At 12:12am on February 15, 2009, Ben Waller said…

Yeah, among other things, I was asked to become the Water Rescue Editor for Technical Rescue Magazine. It's published in England, and the U.S. version is mostly online, but that sort of thing is the wave of the future, at least for the simpler stuff. I was pretty honored that they asked, because the first (and only other) Water Rescue Editor they had was my friend and mentor, Jim Segerstrom, the founder of the Rescue 3 Swiftwater Rescue Technician program. Jim died two years ago, and TRM's Editor-in-Chief waited two years before offering the position to someone else.
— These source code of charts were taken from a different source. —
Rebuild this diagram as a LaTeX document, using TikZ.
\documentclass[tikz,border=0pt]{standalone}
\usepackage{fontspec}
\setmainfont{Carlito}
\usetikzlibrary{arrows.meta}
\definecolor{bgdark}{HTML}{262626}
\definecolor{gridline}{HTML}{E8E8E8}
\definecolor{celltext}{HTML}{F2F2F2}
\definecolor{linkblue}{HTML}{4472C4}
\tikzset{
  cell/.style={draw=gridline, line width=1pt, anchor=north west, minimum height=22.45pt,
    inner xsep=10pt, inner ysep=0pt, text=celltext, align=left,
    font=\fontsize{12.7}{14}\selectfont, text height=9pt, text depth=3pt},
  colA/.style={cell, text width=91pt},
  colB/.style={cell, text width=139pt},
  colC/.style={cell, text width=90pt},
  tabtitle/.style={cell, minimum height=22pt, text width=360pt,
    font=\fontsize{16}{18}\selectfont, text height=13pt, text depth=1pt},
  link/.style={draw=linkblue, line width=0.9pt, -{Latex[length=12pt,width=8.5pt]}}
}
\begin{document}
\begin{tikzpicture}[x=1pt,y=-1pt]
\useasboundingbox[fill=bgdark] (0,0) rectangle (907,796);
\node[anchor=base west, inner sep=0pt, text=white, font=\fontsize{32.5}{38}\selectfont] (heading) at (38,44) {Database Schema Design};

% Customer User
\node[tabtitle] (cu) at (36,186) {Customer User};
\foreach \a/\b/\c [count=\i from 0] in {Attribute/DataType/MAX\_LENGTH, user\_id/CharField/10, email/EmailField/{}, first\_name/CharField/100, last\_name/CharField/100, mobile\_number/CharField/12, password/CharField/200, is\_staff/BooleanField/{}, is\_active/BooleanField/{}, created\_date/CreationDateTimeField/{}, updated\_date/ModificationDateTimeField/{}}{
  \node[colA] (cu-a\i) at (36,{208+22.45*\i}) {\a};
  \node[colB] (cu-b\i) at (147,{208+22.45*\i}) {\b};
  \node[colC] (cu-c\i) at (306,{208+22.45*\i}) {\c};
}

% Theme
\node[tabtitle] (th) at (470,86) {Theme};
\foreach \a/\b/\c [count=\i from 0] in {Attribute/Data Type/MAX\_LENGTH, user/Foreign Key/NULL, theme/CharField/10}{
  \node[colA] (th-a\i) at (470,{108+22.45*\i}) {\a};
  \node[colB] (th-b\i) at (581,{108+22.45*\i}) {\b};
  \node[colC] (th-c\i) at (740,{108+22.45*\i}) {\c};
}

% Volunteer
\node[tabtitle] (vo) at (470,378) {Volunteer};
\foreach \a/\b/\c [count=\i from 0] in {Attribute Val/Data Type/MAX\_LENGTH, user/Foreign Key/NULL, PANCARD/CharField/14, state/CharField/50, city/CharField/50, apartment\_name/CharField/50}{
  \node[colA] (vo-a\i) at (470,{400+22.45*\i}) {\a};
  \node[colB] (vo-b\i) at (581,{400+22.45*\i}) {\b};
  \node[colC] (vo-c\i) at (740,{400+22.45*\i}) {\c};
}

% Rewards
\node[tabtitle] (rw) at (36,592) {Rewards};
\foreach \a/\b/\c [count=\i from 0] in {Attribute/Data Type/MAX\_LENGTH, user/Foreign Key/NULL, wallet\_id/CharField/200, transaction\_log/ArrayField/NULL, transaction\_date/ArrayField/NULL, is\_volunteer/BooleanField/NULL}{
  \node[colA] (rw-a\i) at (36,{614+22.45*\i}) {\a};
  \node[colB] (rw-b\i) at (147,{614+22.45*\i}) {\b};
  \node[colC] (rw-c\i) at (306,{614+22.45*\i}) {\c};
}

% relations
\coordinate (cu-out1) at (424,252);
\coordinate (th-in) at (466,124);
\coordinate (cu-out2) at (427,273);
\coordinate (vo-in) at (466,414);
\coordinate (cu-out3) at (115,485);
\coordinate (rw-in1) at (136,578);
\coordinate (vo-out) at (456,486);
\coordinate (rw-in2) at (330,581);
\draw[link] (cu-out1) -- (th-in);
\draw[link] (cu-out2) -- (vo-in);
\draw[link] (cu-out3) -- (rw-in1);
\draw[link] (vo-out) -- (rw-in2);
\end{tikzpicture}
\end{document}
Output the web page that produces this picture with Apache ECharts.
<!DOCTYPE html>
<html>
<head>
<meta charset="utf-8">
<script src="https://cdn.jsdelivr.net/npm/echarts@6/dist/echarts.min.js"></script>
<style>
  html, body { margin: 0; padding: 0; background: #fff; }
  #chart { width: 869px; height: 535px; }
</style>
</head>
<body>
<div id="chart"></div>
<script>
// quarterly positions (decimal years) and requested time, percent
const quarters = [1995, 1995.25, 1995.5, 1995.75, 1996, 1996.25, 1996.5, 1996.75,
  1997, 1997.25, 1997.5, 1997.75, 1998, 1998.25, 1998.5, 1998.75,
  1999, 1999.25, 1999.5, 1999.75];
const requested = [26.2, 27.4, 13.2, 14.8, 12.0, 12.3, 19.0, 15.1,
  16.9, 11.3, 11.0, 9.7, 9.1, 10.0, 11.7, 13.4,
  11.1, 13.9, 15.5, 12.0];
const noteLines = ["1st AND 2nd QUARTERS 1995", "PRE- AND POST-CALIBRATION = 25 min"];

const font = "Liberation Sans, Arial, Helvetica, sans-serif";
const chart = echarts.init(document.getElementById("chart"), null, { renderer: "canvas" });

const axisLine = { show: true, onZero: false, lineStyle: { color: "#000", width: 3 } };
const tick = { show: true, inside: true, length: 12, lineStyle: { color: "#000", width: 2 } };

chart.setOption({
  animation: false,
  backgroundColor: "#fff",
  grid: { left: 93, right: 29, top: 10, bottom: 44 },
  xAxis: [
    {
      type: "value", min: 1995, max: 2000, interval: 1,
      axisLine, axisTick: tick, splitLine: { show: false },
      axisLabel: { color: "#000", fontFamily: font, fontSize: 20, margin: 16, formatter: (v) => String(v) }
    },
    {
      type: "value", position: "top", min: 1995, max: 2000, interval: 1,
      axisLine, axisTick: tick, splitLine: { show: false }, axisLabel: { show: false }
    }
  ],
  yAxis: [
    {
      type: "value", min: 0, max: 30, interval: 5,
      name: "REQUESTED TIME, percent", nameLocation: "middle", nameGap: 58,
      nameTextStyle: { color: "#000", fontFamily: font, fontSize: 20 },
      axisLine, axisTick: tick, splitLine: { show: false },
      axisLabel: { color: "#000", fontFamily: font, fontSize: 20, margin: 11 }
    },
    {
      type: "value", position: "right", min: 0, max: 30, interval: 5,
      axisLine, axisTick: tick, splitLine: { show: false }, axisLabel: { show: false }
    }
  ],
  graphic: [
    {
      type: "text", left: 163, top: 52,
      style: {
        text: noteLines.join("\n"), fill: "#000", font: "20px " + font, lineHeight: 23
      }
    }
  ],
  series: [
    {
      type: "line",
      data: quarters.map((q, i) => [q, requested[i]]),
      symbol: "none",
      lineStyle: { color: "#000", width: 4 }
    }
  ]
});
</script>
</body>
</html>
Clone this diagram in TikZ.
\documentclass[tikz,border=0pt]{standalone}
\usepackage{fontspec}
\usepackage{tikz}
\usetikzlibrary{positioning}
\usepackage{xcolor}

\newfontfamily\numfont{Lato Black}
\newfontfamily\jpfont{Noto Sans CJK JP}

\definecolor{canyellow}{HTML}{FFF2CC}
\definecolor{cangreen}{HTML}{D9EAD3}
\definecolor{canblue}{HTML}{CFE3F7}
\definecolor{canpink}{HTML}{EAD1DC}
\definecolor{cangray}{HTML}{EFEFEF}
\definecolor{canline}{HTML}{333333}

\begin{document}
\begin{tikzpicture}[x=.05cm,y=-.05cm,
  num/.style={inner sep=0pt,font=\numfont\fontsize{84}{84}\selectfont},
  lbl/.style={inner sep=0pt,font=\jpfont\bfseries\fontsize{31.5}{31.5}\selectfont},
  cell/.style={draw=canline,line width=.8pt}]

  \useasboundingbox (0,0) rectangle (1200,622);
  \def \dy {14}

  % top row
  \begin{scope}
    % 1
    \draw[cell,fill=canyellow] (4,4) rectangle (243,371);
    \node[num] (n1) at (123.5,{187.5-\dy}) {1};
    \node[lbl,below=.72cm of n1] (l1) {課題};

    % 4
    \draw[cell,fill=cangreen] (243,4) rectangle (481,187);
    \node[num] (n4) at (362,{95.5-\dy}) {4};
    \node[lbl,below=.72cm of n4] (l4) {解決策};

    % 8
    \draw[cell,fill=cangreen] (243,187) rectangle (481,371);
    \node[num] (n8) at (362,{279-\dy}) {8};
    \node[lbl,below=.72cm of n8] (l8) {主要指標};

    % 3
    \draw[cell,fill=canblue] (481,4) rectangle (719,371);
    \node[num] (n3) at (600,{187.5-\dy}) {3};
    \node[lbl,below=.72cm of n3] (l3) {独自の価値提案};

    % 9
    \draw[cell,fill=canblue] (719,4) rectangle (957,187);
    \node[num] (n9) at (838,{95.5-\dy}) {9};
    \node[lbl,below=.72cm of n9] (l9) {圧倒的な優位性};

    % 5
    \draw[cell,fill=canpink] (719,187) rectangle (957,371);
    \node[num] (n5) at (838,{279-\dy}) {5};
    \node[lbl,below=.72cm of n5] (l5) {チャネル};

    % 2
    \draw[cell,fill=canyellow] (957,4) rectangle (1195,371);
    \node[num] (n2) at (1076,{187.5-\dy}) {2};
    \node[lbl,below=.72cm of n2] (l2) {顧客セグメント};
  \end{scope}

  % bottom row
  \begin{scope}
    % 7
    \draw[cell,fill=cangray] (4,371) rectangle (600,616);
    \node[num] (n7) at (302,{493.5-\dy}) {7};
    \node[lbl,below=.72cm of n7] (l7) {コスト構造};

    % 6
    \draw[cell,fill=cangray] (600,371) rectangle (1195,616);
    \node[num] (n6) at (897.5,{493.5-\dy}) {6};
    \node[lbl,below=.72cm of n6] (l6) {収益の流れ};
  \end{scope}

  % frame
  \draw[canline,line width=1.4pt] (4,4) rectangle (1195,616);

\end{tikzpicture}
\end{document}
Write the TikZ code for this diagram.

I'm really busy, and considered turning it down, but it actually doesn't take much time and two of the other editors also asked me to contribute, so there I am.

I also was a contributor to the new Jones and Bartlett (yeah, I know, IFSTA competitor, but they asked) Swiftwater and Flood Rescue FOG, and wrote the water rescue chapter for the forthcoming Jones and Bartlett Technical Rescue text.
At 1:52pm on February 14, 2009, Fireyladd - Chief Sharp said…
Jason, welcome to the Nation. I am glad you dropped in to join the group. Dont be shy just jump in anywhere and get your feet wet. There is lots to do, read and be involved with. Your participation and involvement is important to us all. Takes a bit to kinda figure it all out but you will be glad you did. Have fun and look around.